His poetry, prose, essays and book reviews have appeared in over a thousand literary magazines and anthologies, including City Lights Journal, Poetry Australia, the New York Quarterly, Beat Scene, Beatitude, Rattle, The Smith, the Outlaw Bible of American Poetry (Thunder’s Mouth Press), and Inside the Outside, Presa Press. His poetry has been translated into nine languages. In 2004 a song poem of his was performed at Tully Hall, New York City. Such noted poets and writers as Colin Wilson, Studs Terkel, James Purdy, Peter Coyote, Jack Hirschman, and the late Jack Micheline and Charles Bukowski have praised his work. In 2007 Presa Press published a book of his selected poems (The Other Side Of Broadway: Selected Poems 1965-2005) with a foreword by Jack Hirschman (San Francisco Poet Laureate).

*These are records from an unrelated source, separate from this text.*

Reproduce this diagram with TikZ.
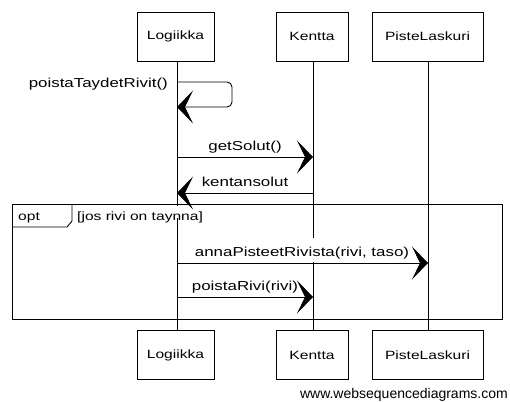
\documentclass[tikz,border=0pt]{standalone}
\usepackage{fontspec}
\setmainfont{Liberation Sans}
\newfontfamily\hand[FakeStretch=1.3]{Liberation Sans}
\usetikzlibrary{arrows.meta}
\tikzset{
  actorbox/.style={draw=black, line width=0.9pt, minimum width=#1, minimum height=49, inner sep=0pt, font=\hand\fontsize{12}{14}\selectfont},
  lifeline/.style={draw=black, line width=0.9pt},
  msg/.style={draw=black, line width=0.9pt, -{Stealth[length=16, width=33, inset=8]}},
  msglabel/.style={font=\hand\fontsize{13}{15}\selectfont, inner sep=0pt, anchor=base},
  frameline/.style={draw=black, line width=0.9pt},
  framelabel/.style={font=\hand\fontsize{12}{14}\selectfont, anchor=base west, inner sep=0pt}
}
\begin{document}
\begin{tikzpicture}[x=1pt,y=-1pt]
\useasboundingbox (0,0) rectangle (510,401);
\fill[white] (0,0) rectangle (510,401);
% participants top
\node[actorbox=77] (lt) at (175.5,36.5) {Logiikka};
\node[actorbox=72] (kt) at (312,36.5) {Kentta};
\node[actorbox=111] (pt) at (427.5,36.5) {PisteLaskuri};
% participants bottom
\node[actorbox=77] (lb) at (175.5,355) {Logiikka};
\node[actorbox=72] (kb) at (312,355) {Kentta};
\node[actorbox=111] (pb) at (427.5,355) {PisteLaskuri};
% lifelines
\coordinate (l0) at (177,61); \coordinate (l1) at (177,330.5);
\coordinate (k0) at (313,61); \coordinate (k1) at (313,330.5);
\coordinate (p0) at (428,61); \coordinate (p1) at (428,330.5);
\draw[lifeline] (l0) -- (l1);
\draw[lifeline] (k0) -- (k1);
\draw[lifeline] (p0) -- (p1);
% label backgrounds (hide lifelines behind texts)
\fill[white] (75,205.5) rectangle (224,218);
\fill[white] (193,238) rectangle (411,262);
% self message
\coordinate (s0) at (177,82);
\coordinate (s1) at (177,107);
\draw[msg, rounded corners=5] (s0) -- (232,82) -- (232,107) -- (s1);
\node[msglabel, anchor=base east] (sl) at (168,88) {poistaTaydetRivit()};
% getSolut
\coordinate (g0) at (177,157); \coordinate (g1) at (313,157);
\draw[msg] (g0) -- (g1);
\node[msglabel] (gl) at (245,150) {getSolut()};
% kentansolut
\coordinate (r0) at (313,193); \coordinate (r1) at (177,193);
\draw[msg] (r0) -- (r1);
\node[msglabel] (rl) at (245,186) {kentansolut};
% opt frame
\coordinate (f0) at (12,204); \coordinate (f1) at (502,319);
\draw[frameline] (f0) rectangle (f1);
\draw[frameline] (12,227) -- (67,227) -- (72,221) -- (72,204);
\node[framelabel] (opt) at (18,220) {opt};
\node[framelabel] (guard) at (77,220) {[jos rivi on taynna]};
% annaPisteetRivista
\coordinate (a0) at (177,263); \coordinate (a1) at (428,263);
\draw[msg] (a0) -- (a1);
\node[msglabel] (al) at (302,256) {annaPisteetRivista(rivi, taso)};
% poistaRivi
\coordinate (q0) at (177,297); \coordinate (q1) at (313,297);
\draw[msg] (q0) -- (q1);
\node[msglabel] (ql) at (245,290) {poistaRivi(rivi)};
% watermark
\node[font=\fontsize{14}{16}\selectfont, anchor=base east, inner sep=0pt] (wm) at (508,398) {www.websequencediagrams.com};
\end{tikzpicture}
\end{document}
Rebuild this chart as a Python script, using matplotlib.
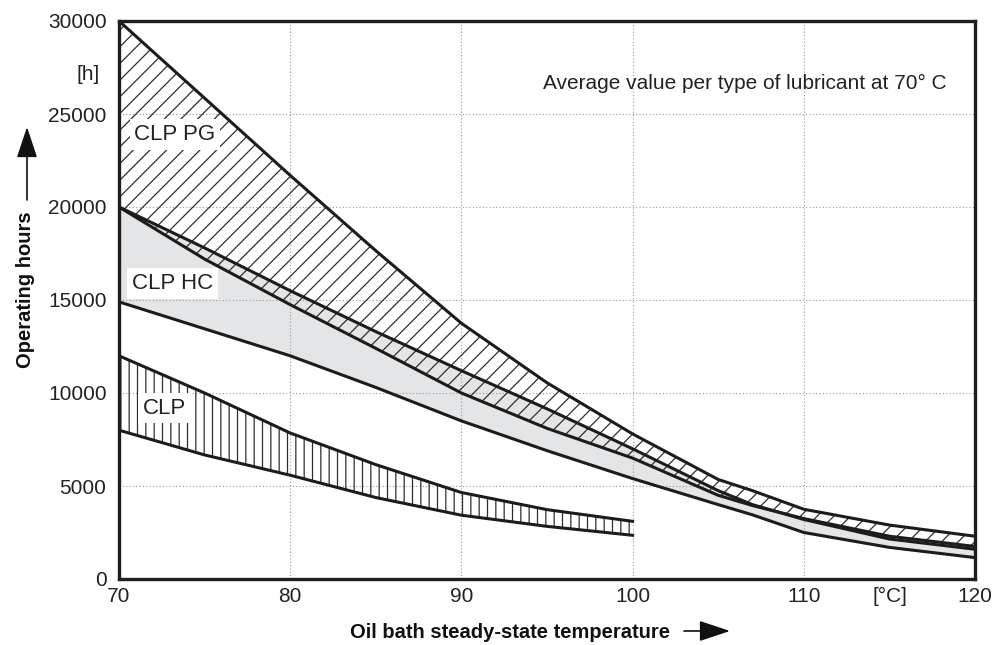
import matplotlib
matplotlib.use('Agg')
import matplotlib.pyplot as plt

plt.rcParams['font.family'] = ['Liberation Sans', 'DejaVu Sans']
plt.rcParams['hatch.linewidth'] = 0.9

# ---- data ----
temps = [70, 75, 80, 85, 90, 95, 100, 105, 107, 110, 115, 120]
pg_upper = [30000, 25850, 21700, 17650, 13750, 10550, 7800, 5350, 4750, 3750, 2900, 2300]
pg_lower = [20000, 17200, 14750, 12400, 10000, 8100, 6500, 4500, 3950, 3250, 2300, 1750]
hc_upper = [20000, 17800, 15500, 13300, 11200, 9150, 7000, 4750, 4000, 3200, 2150, 1600]
hc_lower = [14900, 13450, 12000, 10300, 8500, 6900, 5400, 4000, 3450, 2500, 1700, 1150]

clp_temps = [70, 75, 80, 85, 90, 95, 100]
clp_upper = [12000, 10000, 7850, 6150, 4650, 3730, 3100]
clp_lower = [8000, 6670, 5580, 4380, 3430, 2830, 2350]

x_ticks = [70, 80, 90, 100, 110, 120]
y_ticks = [0, 5000, 10000, 15000, 20000, 25000, 30000]

W, H = 996, 645
fig = plt.figure(figsize=(W / 100, H / 100), dpi=100)
ax = fig.add_axes([119 / W, (H - 579) / H, (975 - 119) / W, (579 - 21) / H])
ax.set_xlim(70, 120)
ax.set_ylim(0, 30000)

line_c = '#1c1c1c'
hatch_c = '#2e2e2e'

# HC band (gray)
ax.fill_between(temps, hc_lower, hc_upper, facecolor='#e4e5e7', edgecolor='none', zorder=0.3)
# PG band (diagonal hatch)
ax.fill_between(temps, pg_lower, pg_upper, facecolor='none', edgecolor=hatch_c,
                hatch='//', linewidth=0, zorder=1)
# CLP band (vertical hatch)
ax.fill_between(clp_temps, clp_lower, clp_upper, facecolor='none', edgecolor=hatch_c,
                hatch='||', linewidth=0, zorder=1)

for ys in (pg_upper, pg_lower, hc_upper, hc_lower):
    ax.plot(temps, ys, color=line_c, lw=2.2, zorder=3, solid_joinstyle='round')
for ys in (clp_upper, clp_lower):
    ax.plot(clp_temps, ys, color=line_c, lw=2.2, zorder=3, solid_joinstyle='round')

ax.set_xticks(x_ticks)
ax.set_yticks(y_ticks)
ax.set_xticklabels([str(v) for v in x_ticks])
ax.set_yticklabels([str(v) for v in y_ticks])
ax.grid(True, linestyle=(0, (1, 2)), color='#9a9a9a', lw=0.8)
ax.set_axisbelow(True)
ax.tick_params(axis='both', length=0, labelsize=15, colors='#222222')
ax.tick_params(axis='x', pad=6)
ax.tick_params(axis='y', pad=9)
for s in ax.spines.values():
    s.set_linewidth(2.4)
    s.set_color('#1e1e1e')
    s.set_zorder(5)

box = dict(boxstyle='square,pad=0.22', facecolor='white', edgecolor='none')
ax.text(70.9, 23900, 'CLP PG', fontsize=16, color='#222222', ha='left', va='center', bbox=box, zorder=4)
ax.text(70.76, 15900, 'CLP HC', fontsize=16, color='#222222', ha='left', va='center', bbox=box, zorder=4)
ax.text(71.4, 9190, 'CLP', fontsize=16, color='#222222', ha='left', va='center', bbox=box, zorder=4)

fig.text(947 / W, 1 - 83 / H, 'Average value per type of lubricant at 70° C',
         fontsize=15, color='#222222', ha='right', va='center')
fig.text(100 / W, 1 - 75 / H, '[h]', fontsize=15, color='#222222', ha='right', va='center')
fig.text(890 / W, 1 - 596 / H, '[°C]', fontsize=15, color='#222222', ha='center', va='center')

# axis titles with arrows
fig.text(26 / W, 1 - 290 / H, 'Operating hours', rotation=90, fontsize=14.5,
         fontweight='bold', color='#111111', ha='center', va='center')
fig.text(350 / W, 7 / H, 'Oil bath steady-state temperature', fontsize=14.5,
         fontweight='bold', color='#111111', ha='left', va='baseline')

arrow_kw = dict(arrowstyle='-|>,head_length=1.2,head_width=0.4', lw=1.2, color='#111111',
                shrinkA=0, shrinkB=0, mutation_scale=16)
fig.add_artist(matplotlib.patches.FancyArrowPatch((27, H - 200), (27, H - 127),
               transform=None, **arrow_kw))
fig.add_artist(matplotlib.patches.FancyArrowPatch((684, 14), (730, 14),
               transform=None, **arrow_kw))

fig.savefig('out.png', dpi=100)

He has worked at a variety of jobs, most recently with the U.S. Department of Education (Office for Civil Rights), as an Equal Opportunity Specialist, investigating claims of discrimination against minorities, women, and the disabled.
He is a member of PEN, and has served on the Board of Directors of many arts organizations, including the now defunct Committee of Small Press Magazine Editors and Publishers (COSMEP). He is listed in The Gale Research Contemporary American Authors and the Gale Research Contemporary Authors Autobiography Series. His essay on the late Bob Kaufman was published in American Poetry Review and was republished in January 2007 by the Writer’s Research Group. His archives and the archives of Second Coming Magazine and Press are maintained at Brown University.